Boomers Signed on The Dot and the Line

The 88th annual Academy Awards will be broadcast this weekend, so it got Mister Boomer wondering what was going on with the Oscars 50 years ago. As it turns out, 1966 was a momentous movie year for boomers. It was the first year the Academy Awards was broadcast in color; at the time many boomer households were acquiring color TVs.

The Sound of Music picked up five Oscars, including Best Picture. Many boomers have memories of seeing the picture with their families, at a drive-in or local theater. To win the Best Picture award, the film bested the now-classic films Doctor Zhivago, Ship of Fools, A Thousand Clowns and Darling.

The Best Actor category was a race among screen greats: Richard Burton (The Spy Who Came In From the Cold), Laurence Olivier (Othello), Rod Steiger and Oskar Werner (Ship of Fools), but it was Lee Marvin who took home the statue for his work in Cat Ballou.

Of particular note to Mister B was the award for Best Short Subject. A cartoon by Chuck Jones and Les Goldman, The Dot and the Line: A Romance in Lower Mathematics, won the Oscar for Best Short Subject. Every boomer knows the work of Chuck Jones. His Warner Bros. and MGM cartoons were favorites when we were young, and classics now. Boomers loved his work on Tom and Jerry, Looney Tunes, Bugs Bunny, Daffy Duck and for Mister B, especially, Road Runner cartoons, to name a few.

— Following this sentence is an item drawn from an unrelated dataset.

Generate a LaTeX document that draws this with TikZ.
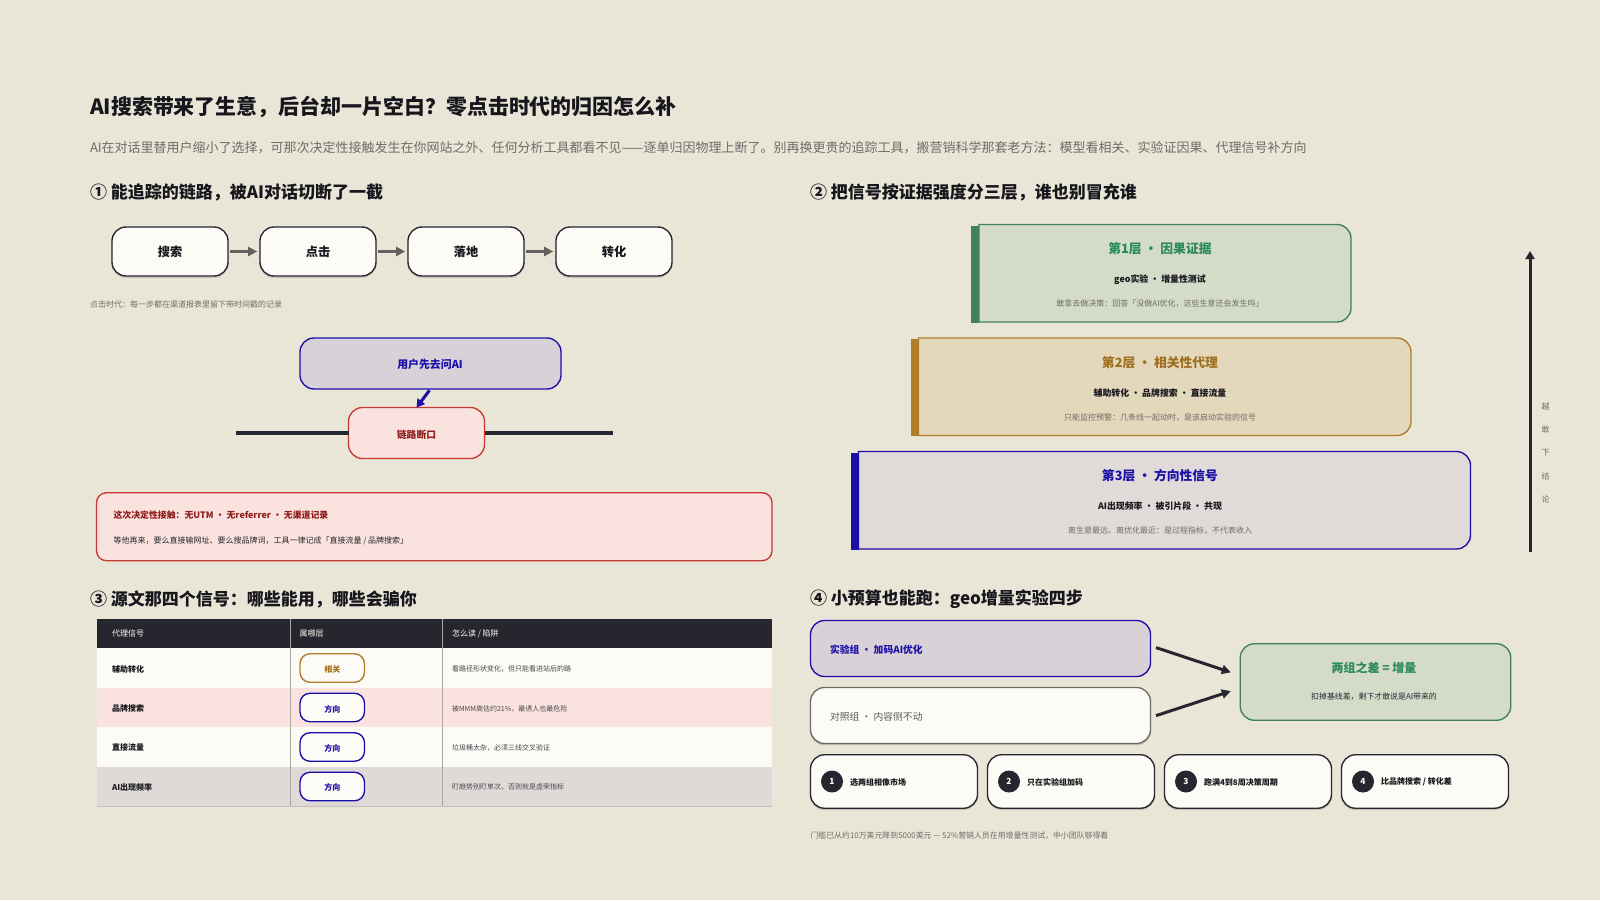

The Dot and the Line was inspired by Flatland: A Romance of Many Dimensions, an 1884 novella by Edwin Abbott. It was an exploration into different dimensions as well as a comment on Victorian society and culture. Jones’ The Dot and the Line is a whimsical love story about a line pining for the love of his life, a dot. The dot isn’t interested in the line, though, because “she” perceives “him” to be too rigid and stiff. Instead, she hangs out with the more impulsive squiggle. The line learns to bend itself, first into basic shapes, then mastering parabolic curves and complex mathematical forms to ultimately win over the dot when she realizes the squiggle is too impulsive and chaotic compared to the expert control of the line.

Mister B is a creative type, so he was always fascinated by the sheer beauty of every frame — each a modern painting in its own right. The cartoon pares down characters and scenery to a seemingly impossible bare minimum. Simple shapes and limited colors tell a very believable story as lines and dots acquire human characteristics.

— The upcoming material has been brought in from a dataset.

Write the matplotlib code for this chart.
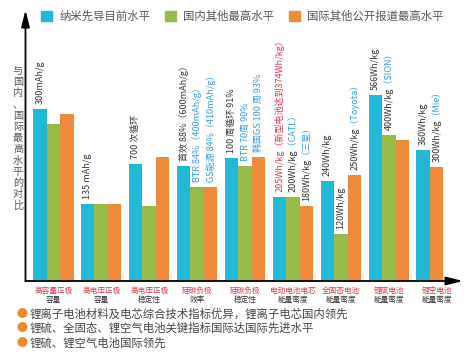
import numpy as np
import matplotlib
matplotlib.use('Agg')
import matplotlib.pyplot as plt
from matplotlib.patches import Rectangle
from matplotlib.transforms import Bbox

plt.rcParams['font.family'] = ['Noto Sans CJK SC', 'DejaVu Sans']

# ---- data (relative heights) ----
series = ['纳米先导目前水平', '国内其他最高水平', '国际其他公开报道最高水平']
colors = ['#20b8d5', '#95bb48', '#ee8b3b']
cat_top = ['高容量正极', '高电压正极', '高电压正极', '硅碳负极', '硅碳负极',
           '电动电池电芯', '全固态电池', '锂硫电池', '锂空电池']
cat_bot = ['容量', '容量', '稳定性', '效率', '稳定性',
           '能量密度', '能量密度', '能量密度', '能量密度']
nano = [172, 77, 117, 115, 123, 84, 100, 186, 131]
domestic = [157, 77, 75, 94, 115, 84, 47, 146, np.nan]
intl = [167, 77, 124, 94, 124, 75, 106, 141, 114]

DARK = '#333333'
BLUE = '#3d9be0'
RED = '#e8344e'
# (group, series) -> list of (text, colour) pieces, read bottom to top
notes = {
    (0, 0): [('300mAh/g', DARK)],
    (1, 0): [('135 mAh/g', DARK)],
    (2, 0): [('700 次循环', DARK)],
    (3, 0): [('首效 88%（600mAh/g）', DARK)],
    (3, 1): [('BTR 84%（400mAh/g）', BLUE)],
    (3, 2): [('GS能源 84%（410mAh/g）', BLUE)],
    (4, 0): [('100 周循环 91%', DARK)],
    (4, 1): [('BTR 70周 90%', BLUE)],
    (4, 2): [('韩国GS 100 周 93%', BLUE)],
    (5, 0): [('205Wh/kg（新型电池达到374Wh/kg）', RED)],
    (5, 1): [('200Wh/kg', DARK), ('（CATL）', BLUE)],
    (5, 2): [('180Wh/kg', DARK), ('（三星）', BLUE)],
    (6, 0): [('240Wh/kg', DARK)],
    (6, 1): [('120Wh/kg', DARK)],
    (6, 2): [('250Wh/kg', DARK), ('（Toyota）', BLUE)],
    (7, 0): [('566Wh/kg', DARK)],
    (7, 1): [('400Wh/kg', DARK), ('（SION）', BLUE)],
    (8, 0): [('360Wh/kg', DARK)],
    (8, 2): [('300Wh/kg', DARK), ('（Mie）', BLUE)],
}
bullets = ['锂离子电池材料及电芯综合技术指标优异，锂离子电芯国内领先',
           '锂硫、全固态、锂空气电池关键指标国际达国际先进水平',
           '锂硫、锂空气电池国际领先']
ylabel = '与国内、国际最高水平的对比'

W, H = 477, 355
fig = plt.figure(figsize=(W / 100, H / 100), dpi=100)
ax = fig.add_axes([25.5 / W, 74 / H, (463 - 25.5) / W, (281 - 10) / H])
ax.set_xlim(-2.06, 30.35)
ax.set_ylim(0, 271)
ax.axis('off')
renderer = fig.canvas.get_renderer()


def bar_note(x, h, parts):
    # whole string drawn once per colour, each copy clipped to its own piece
    kw = dict(xy=(x, h), xytext=(0, 3.5), textcoords='offset points',
              rotation=90, ha='center', va='bottom', fontsize=6.5)
    full = ''.join(p for p, _ in parts)
    cuts = [-1e4]
    acc = ''
    for p, _ in parts[:-1]:
        acc += p
        tmp = ax.annotate(acc, **kw)
        cuts.append(tmp.get_window_extent(renderer).y1 + 1)
        tmp.remove()
    cuts.append(1e4)
    for i, (_, col) in enumerate(parts):
        t = ax.annotate(full, color=col, **kw)
        if len(parts) > 1:
            t.set_clip_box(Bbox.from_extents(-1e4, cuts[i], 1e4, cuts[i + 1]))
            t.set_clip_on(True)


step = 3.55
values = [nano, domestic, intl]
for g in range(len(cat_top)):
    present = [s for s in range(3) if not np.isnan(values[s][g])]
    for slot, s in enumerate(present):
        x = g * step + slot - 1
        h = values[s][g]
        ax.bar(x, h, width=1.0, color=colors[s], linewidth=0)
        if (g, s) in notes:
            bar_note(x, h, notes[(g, s)])
    gx = g * step
    ax.annotate(cat_top[g], xy=(gx, 0), xycoords=('data', 'axes fraction'),
                xytext=(0, -4.5), textcoords='offset points', ha='center',
                va='top', fontsize=5.5, color='#e2364c')
    ax.annotate(cat_bot[g], xy=(gx, 0), xycoords=('data', 'axes fraction'),
                xytext=(0, -11), textcoords='offset points', ha='center',
                va='top', fontsize=5.5, color=DARK)

# axis arrows
arrow = dict(arrowstyle='-|>,head_length=1.0,head_width=0.25', color='k',
             lw=1.3, shrinkA=0, shrinkB=0, mutation_scale=10)
ax.annotate('', xy=(0, 1), xytext=(0, 0), xycoords='axes fraction',
            arrowprops=arrow, annotation_clip=False)
ax.annotate('', xy=(1, 0), xytext=(0, 0), xycoords='axes fraction',
            arrowprops=arrow, annotation_clip=False)

# legend
handles = [Rectangle((0, 0), 1, 1, color=c) for c in colors]
fig.legend(handles, series, loc='upper left', ncol=3,
           bbox_to_anchor=(41 / W, 1 - 11 / H), bbox_transform=fig.transFigure,
           frameon=False, fontsize=8.2, handlelength=1.0, handleheight=1.0,
           handletextpad=0.6, columnspacing=1.3, borderpad=0,
           borderaxespad=0, labelcolor='#555555')

# vertical y label, one upright character per row
for i, ch in enumerate(ylabel):
    fig.text(18 / W, 1 - (71 + 11.2 * i) / H, ch, ha='center', va='center',
             fontsize=7.3, color='#555555')

for i, b in enumerate(bullets):
    y = 1 - (314 + 14.5 * i) / H
    fig.text(17 / W, y, '●', color='#ee8b1f', fontsize=8, va='center')
    fig.text(30 / W, y, b, color='#444444', fontsize=8.2, va='center')

fig.savefig('out.png', dpi=100)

Through the years there has been some talk that The Dot and the Line, like its Flatlands inspiration, was making a comment on culture and society. The argument goes, the rigidity of post-War America is represented by the line, the optimism for the future by the dot, and the restless aura of change by the squiggle. There is a brief musical introduction when the squiggle first appears, and it is definitely rock ‘n roll in its genre. Some say the chaotic squiggle represents the upheaval the rigid society perceived at the dawning of rock ‘n roll. In such an argument, reason, logic and trust in innovation win out over chaos.

For Mister B, an art history aficionado, the cartoon reflects what was happening in the art of the day. Abstract Expressionism had its start in pre-War Europe, but it was post-War American painters who brought it front and center to the world. Accenting gesture, emotion, freedom, individuality and expression, it embodied the elation of a new era. By the 1960s, change was in the air as a growing population, and especially boomers, began to be disillusioned with the idealized world that immediately followed the world’s second War to End All Wars. Civil Rights, women’s rights, poverty and individual freedom became rallying cries, and music reflected this movement. Art, on the other hand, went toward Minimalism, which concentrated on geometry, the depersonalization of industrial fabrication and purposeful lack of imbued emotion. The Dot and the Line bears aspects of both of those art movements in its execution, as both art movements residing side by side in the mid-60s.

Putting all the pseudo-intellectual explorations aside, The Dot and the Line should be enjoyed for what it is: a love story set in a particular space and time. For the imaginative manner in which this story was told, the Academy of Motion Picture Arts and Sciences awarded it the Oscar. Another great boomer moment.

Do you recall seeing The Dot and the Line in theaters, boomers?